* [EXERCISE AIM]: Below are the records; pull every line that includes "document".

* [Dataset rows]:
BEGIN

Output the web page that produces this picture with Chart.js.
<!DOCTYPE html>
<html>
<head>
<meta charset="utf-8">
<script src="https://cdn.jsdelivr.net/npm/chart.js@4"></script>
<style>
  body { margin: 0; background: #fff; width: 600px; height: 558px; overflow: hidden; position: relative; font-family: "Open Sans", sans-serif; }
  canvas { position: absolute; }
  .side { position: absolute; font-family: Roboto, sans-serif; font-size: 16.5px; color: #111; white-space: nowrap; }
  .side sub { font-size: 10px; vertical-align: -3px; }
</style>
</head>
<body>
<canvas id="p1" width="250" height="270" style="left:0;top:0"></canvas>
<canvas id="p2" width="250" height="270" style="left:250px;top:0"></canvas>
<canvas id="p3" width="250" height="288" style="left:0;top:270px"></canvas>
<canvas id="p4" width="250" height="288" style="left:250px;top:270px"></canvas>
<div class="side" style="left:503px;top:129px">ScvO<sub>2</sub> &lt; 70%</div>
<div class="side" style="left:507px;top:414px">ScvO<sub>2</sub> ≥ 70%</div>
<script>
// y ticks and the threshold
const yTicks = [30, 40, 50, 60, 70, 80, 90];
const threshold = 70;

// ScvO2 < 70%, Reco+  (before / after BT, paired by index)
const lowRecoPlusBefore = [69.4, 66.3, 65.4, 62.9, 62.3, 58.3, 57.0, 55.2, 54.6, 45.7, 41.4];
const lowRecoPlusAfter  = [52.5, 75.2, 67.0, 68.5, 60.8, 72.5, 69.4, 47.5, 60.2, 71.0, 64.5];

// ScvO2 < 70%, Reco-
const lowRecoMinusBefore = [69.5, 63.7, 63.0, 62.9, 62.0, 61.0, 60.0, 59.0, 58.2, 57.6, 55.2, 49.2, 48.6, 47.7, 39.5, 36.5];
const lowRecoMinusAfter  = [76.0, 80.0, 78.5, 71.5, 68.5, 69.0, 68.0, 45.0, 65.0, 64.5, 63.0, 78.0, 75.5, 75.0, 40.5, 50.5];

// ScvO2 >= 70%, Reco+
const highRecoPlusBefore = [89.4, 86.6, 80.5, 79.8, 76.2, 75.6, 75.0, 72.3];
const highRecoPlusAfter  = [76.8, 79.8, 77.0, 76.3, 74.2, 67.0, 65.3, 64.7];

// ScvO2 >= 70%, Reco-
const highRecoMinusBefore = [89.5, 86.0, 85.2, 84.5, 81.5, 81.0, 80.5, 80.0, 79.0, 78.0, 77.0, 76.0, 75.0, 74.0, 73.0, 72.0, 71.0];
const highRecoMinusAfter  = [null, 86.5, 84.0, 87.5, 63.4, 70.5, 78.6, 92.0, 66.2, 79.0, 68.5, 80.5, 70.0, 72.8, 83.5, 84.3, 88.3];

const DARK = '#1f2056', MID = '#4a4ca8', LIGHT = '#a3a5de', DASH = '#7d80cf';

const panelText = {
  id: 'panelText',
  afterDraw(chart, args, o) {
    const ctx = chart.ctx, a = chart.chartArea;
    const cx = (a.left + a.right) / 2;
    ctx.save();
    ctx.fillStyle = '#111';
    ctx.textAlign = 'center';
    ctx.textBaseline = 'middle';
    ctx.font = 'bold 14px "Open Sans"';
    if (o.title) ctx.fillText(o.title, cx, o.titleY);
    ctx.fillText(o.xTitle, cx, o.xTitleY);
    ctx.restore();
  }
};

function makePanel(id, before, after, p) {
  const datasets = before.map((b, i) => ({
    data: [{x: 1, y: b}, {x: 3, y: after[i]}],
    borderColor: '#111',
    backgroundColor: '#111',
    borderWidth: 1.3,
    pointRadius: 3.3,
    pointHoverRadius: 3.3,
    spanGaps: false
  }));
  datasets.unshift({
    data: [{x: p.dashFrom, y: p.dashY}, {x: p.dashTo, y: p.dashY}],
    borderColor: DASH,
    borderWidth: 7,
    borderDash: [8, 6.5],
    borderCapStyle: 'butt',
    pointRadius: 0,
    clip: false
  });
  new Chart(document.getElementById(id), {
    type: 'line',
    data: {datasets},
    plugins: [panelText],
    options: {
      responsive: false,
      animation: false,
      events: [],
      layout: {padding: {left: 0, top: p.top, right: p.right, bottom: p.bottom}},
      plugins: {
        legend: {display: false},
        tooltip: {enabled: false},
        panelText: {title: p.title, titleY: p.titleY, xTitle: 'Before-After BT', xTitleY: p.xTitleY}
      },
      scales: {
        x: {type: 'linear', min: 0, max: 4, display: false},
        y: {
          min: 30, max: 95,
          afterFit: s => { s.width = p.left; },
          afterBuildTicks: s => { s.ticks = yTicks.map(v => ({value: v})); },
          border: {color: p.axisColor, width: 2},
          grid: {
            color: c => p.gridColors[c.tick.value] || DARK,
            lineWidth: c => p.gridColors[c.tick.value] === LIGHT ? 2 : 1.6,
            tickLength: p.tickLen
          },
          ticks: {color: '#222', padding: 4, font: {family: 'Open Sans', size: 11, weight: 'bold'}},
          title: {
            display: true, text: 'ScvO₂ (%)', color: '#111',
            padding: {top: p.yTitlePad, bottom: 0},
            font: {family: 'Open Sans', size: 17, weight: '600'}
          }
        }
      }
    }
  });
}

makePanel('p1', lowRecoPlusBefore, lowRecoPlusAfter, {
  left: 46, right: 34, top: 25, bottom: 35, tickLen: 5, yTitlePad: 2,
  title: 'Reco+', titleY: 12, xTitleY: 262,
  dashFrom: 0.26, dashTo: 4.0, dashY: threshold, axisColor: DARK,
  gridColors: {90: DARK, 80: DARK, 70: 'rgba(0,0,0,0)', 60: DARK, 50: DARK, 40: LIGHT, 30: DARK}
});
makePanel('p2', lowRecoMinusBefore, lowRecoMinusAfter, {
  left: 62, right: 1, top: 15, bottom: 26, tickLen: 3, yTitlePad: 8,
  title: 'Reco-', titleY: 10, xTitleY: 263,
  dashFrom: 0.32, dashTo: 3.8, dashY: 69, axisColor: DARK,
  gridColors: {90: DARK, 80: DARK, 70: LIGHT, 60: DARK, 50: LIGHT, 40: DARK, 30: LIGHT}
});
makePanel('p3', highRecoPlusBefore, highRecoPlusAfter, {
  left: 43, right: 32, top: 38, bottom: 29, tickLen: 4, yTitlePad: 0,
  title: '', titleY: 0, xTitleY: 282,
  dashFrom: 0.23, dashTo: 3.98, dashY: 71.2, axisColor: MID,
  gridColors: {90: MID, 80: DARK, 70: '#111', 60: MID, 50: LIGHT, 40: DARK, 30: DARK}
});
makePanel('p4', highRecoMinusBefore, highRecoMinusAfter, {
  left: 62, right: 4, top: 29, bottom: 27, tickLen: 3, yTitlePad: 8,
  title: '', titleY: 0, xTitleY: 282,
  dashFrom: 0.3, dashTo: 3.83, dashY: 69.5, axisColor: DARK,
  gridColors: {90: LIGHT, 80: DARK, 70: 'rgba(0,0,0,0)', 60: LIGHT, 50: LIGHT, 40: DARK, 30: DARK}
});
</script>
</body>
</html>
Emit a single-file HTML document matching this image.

END

* [ANSWER TO THE EXERCISE]:
  new Chart(document.getElementById(id), {
Emit a single-file HTML document matching this image.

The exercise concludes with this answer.